If you’re like us and love to cook Indian food, you’re probably familiar with green cardamom. Although they share a name, black and green cardamom are more like distant cousins than siblings, with different flavors and applications.
We’ll tell you everything you need to know about cooking with black cardamom in this article.
What Is Black Cardamom?
Black cardamom is an intensely aromatic spice with a smoky, menthol-like flavor. Technically, there are two types from two different plants in the ginger family, Amomum subulatum and Amomum tsao-ko. Chinese black cardamom or tsaoko, has larger seed pods and less of a kick.
Amomum subulatum, also known as Nepal cardamom or Bengal cardamom, is the smaller and more pungent of the two types, and it’s commonly used in Indian and Pakistani cooking.
This spice is native to the Eastern Himalayas and is cultivated at high altitudes in a region spanning from Eastern Nepal to Yunnan Province in China.
Before harvesting, the pods look a bit like large Red Globe grapes clustered at the base of the plant. They are dried over open flames, giving the outer husk a wrinkled leathery texture and the dark brown seeds inside a unique flavor that is smoky, peppery, and warm.

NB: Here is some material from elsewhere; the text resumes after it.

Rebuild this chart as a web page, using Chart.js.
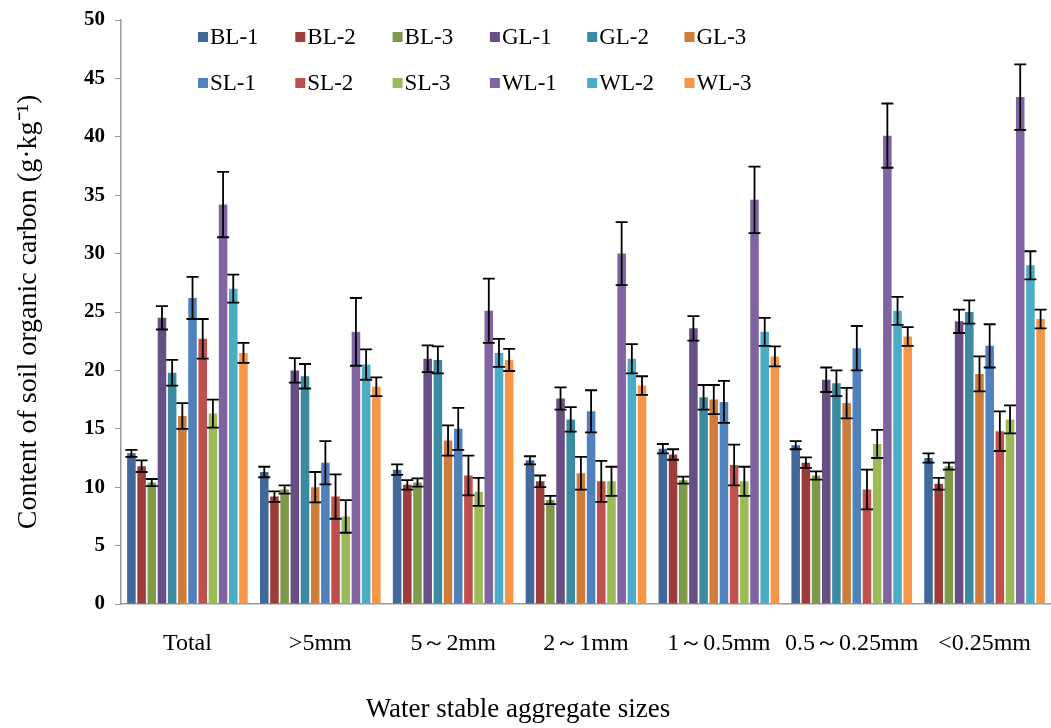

How Is Black Cardamom Used?
Unlike its distant relative green cardamom, black cardamom is not well-suited for sweets and desserts.
Instead, black cardamom makes a great addition to savory dishes, especially slow-simmered soups, braised meat recipes, and even stir-fries.

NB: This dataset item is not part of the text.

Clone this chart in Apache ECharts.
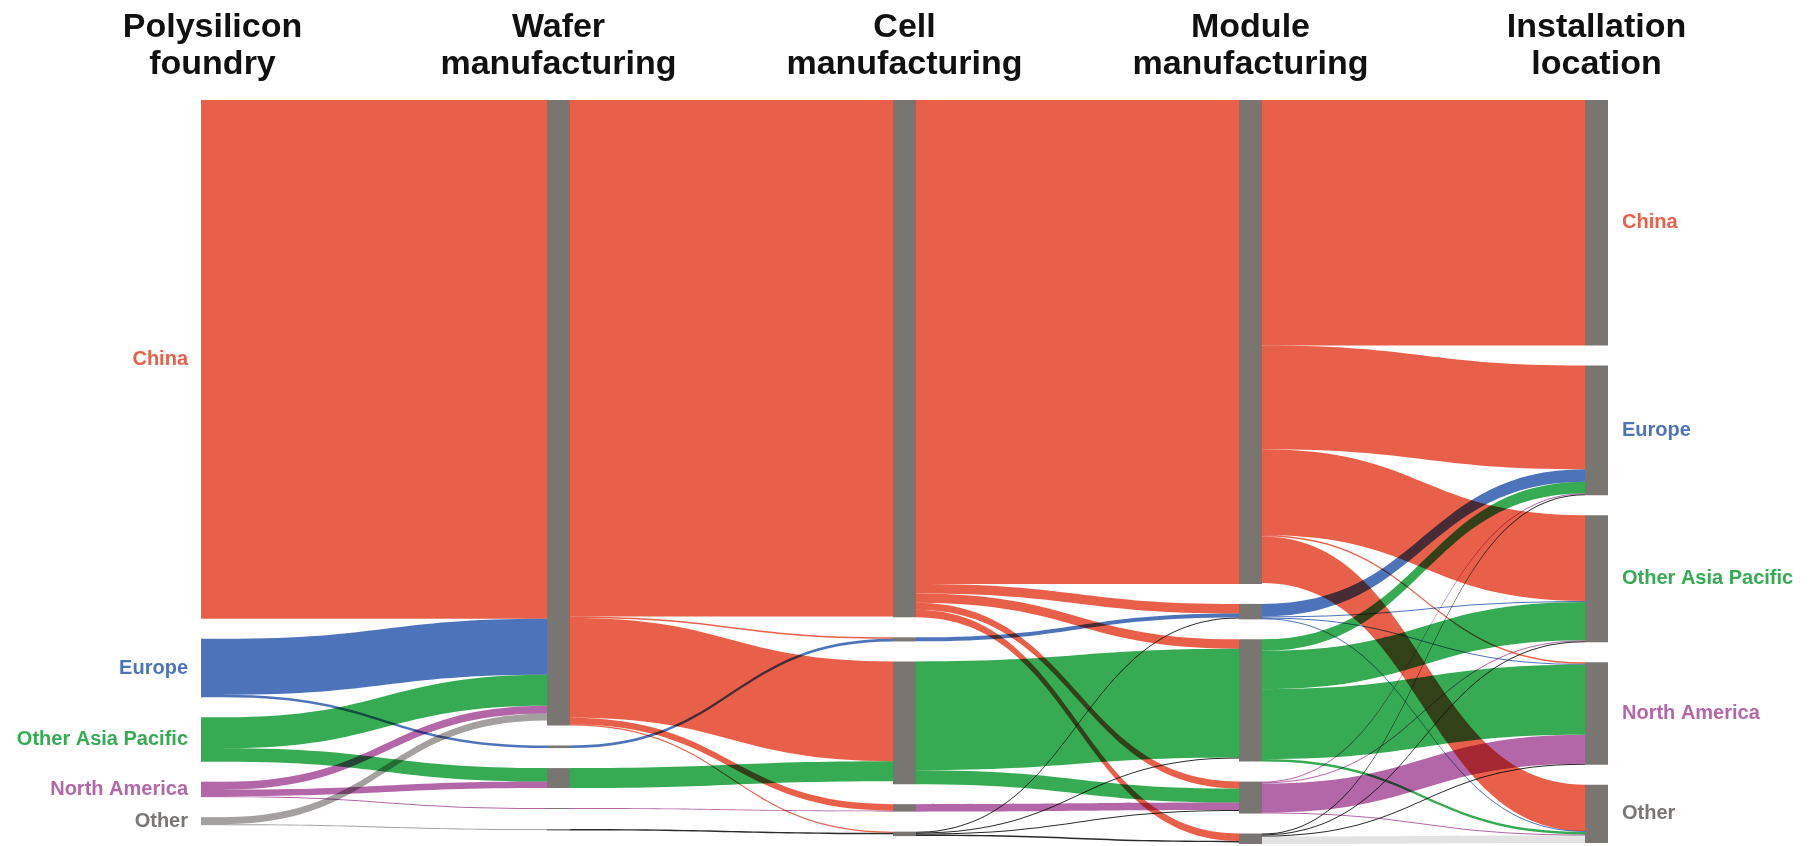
<!DOCTYPE html>
<html>
<head>
<meta charset="utf-8">
<title>Solar PV supply chain flows</title>
<script src="https://cdn.jsdelivr.net/npm/echarts@6/dist/echarts.min.js"></script>
<style>
html, body { margin: 0; padding: 0; background: #fff; }
#chart { width: 1816px; height: 846px; }
</style>
</head>
<body>
<div id="chart"></div>
<script>
var stages = ['Polysilicon\nfoundry', 'Wafer\nmanufacturing', 'Cell\nmanufacturing', 'Module\nmanufacturing', 'Installation\nlocation'];
var regions = ['China', 'Europe', 'Other Asia Pacific', 'North America', 'Other'];

// flows between neighbouring stages: rows = from region, columns = to region (same order as regions)
var polyToWafer = [
  [520, 0, 0, 0, 0],
  [56, 2.6, 0, 0, 0],
  [31, 0, 13.5, 0, 0],
  [8, 0, 6.5, 1, 0],
  [7, 0, 0, 0, 1]
];
var waferToCell = [
  [517.7, 1.5, 100, 6.5, 1.2],
  [0, 2.6, 0, 0, 0],
  [0, 0, 20, 0, 0],
  [0, 0, 0, 1, 0],
  [0, 0, 0, 0, 1.5]
];
var cellToModule = [
  [485, 9.5, 9.5, 7, 7.5],
  [0, 4, 0, 0, 0],
  [0, 0, 109, 14, 0],
  [0, 0, 0, 7.5, 0],
  [0, 1, 1, 1, 1.5]
];
var moduleToInstall = [
  [246, 104, 86, 1.5, 46.5],
  [0, 12.5, 1, 1, 1],
  [0, 11.5, 38.5, 70, 2.5],
  [0, 1, 1, 29, 1],
  [0, 1, 1, 1, 7.5]
];
var flows = [polyToWafer, waferToCell, cellToModule, moduleToInstall];

var regionColors = {
  'China': '#E9604A',
  'Europe': '#4D74BA',
  'Other Asia Pacific': '#37AB53',
  'North America': '#B467A8',
  'Other': '#A3A09F'
};
var labelColors = {
  'China': '#E9604A',
  'Europe': '#4D74BA',
  'Other Asia Pacific': '#37AB53',
  'North America': '#B467A8',
  'Other': '#7A7674'
};
var nodeGrey = '#797571';

function linkColor(stage, region, value) {
  if (region === 'Other' && stage > 0) {
    return value > 5 ? '#E3E3E3' : '#2A2A2A';
  }
  return regionColors[region];
}

var nodes = [];
stages.forEach(function (stage, s) {
  regions.forEach(function (region) {
    nodes.push({
      name: s + '|' + region,
      itemStyle: { color: s === 0 ? regionColors[region] : nodeGrey },
      label: { color: labelColors[region] }
    });
  });
});

var links = [];
flows.forEach(function (matrix, s) {
  matrix.forEach(function (row, i) {
    row.forEach(function (v, j) {
      if (!v) return;
      links.push({
        source: s + '|' + regions[i],
        target: (s + 1) + '|' + regions[j],
        value: v,
        lineStyle: { color: linkColor(s, regions[i], v) }
      });
    });
  });
});

var chartLeft = 201, chartRight = 208, nodeW = 23;
var step = (1816 - chartLeft - chartRight - nodeW) / (stages.length - 1);

var chart = echarts.init(document.getElementById('chart'));
chart.setOption({
  backgroundColor: '#fff',
  animation: false,
  title: stages.map(function (s, i) {
    return {
      text: s,
      left: chartLeft + nodeW / 2 + i * step,
      top: 9,
      textAlign: 'center',
      padding: 0,
      textStyle: {
        fontFamily: 'Liberation Sans',
        fontWeight: 'bold',
        fontSize: 34,
        lineHeight: 37,
        color: '#111'
      }
    };
  }),
  series: [{
    type: 'sankey',
    left: chartLeft,
    right: chartRight,
    top: 100,
    bottom: 2,
    nodeWidth: nodeW,
    nodeGap: 20,
    layoutIterations: 0,
    draggable: false,
    blendMode: 'multiply',
    emphasis: { disabled: true },
    itemStyle: { borderWidth: 0 },
    lineStyle: { opacity: 1, curveness: 0.5 },
    label: {
      fontFamily: 'Liberation Sans',
      fontWeight: 'bold',
      fontSize: 20,
      formatter: function (p) { return p.name.split('|')[1]; }
    },
    levels: [
      { depth: 0, label: { show: true, position: 'left', distance: 13 } },
      { depth: 1, label: { show: false } },
      { depth: 2, label: { show: false } },
      { depth: 3, label: { show: false } },
      { depth: 4, label: { show: true, position: 'right', distance: 14 } }
    ],
    data: nodes,
    links: links
  }]
});
</script>
</body>
</html>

In our kitchen, we generally use it whole. It adds an extra dimension of flavor to the broth of soups like Vietnamese Pho and Lanzhou Beef Noodle Soup.
It is also in our recipes for Chinese Braised Beef Shank and Braised Beef Noodle Soup.
For braises and broths, we generally lightly toast the whole pods in a dry pan for a few minutes along with other spices, tie them into a packet with cheesecloth, and then add them to the pot.
Ground black cardamom, produced by removing the coarse outer rind and grinding the seeds inside, is found in the Indian spice blend garam masala. However, it is more common to use whole pods as an aromatic in Chinese cooking.
When using black cardamom, the “less is more” approach definitely applies. This strong spice can quickly overpower other flavors in a dish, so we usually add just one or two whole pods to a recipe and remove them before serving.
Buying & Storing Black Cardamom
Black cardamom isn’t really a mainstream spice in the West, so it can be tough to locate.
You’re most likely to find whole pods at Chinese and Indian grocery stores. It’s typically sold in plastic packages labeled “Amomum tsao-ko” or “Cǎo Guǒ.”
If you don’t live close to an international supermarket, you can purchase it online. The whole pods will last for about three years when stored in a tightly-sealed container away from light and moisture.
Ground tsaoko powder will start to lose much of its aroma and flavor within a year. Buying whole pods is best.
Black cardamom’s flavor profile is difficult to replicate. If it’s being used along with a collection of other spices, you can simply omit it.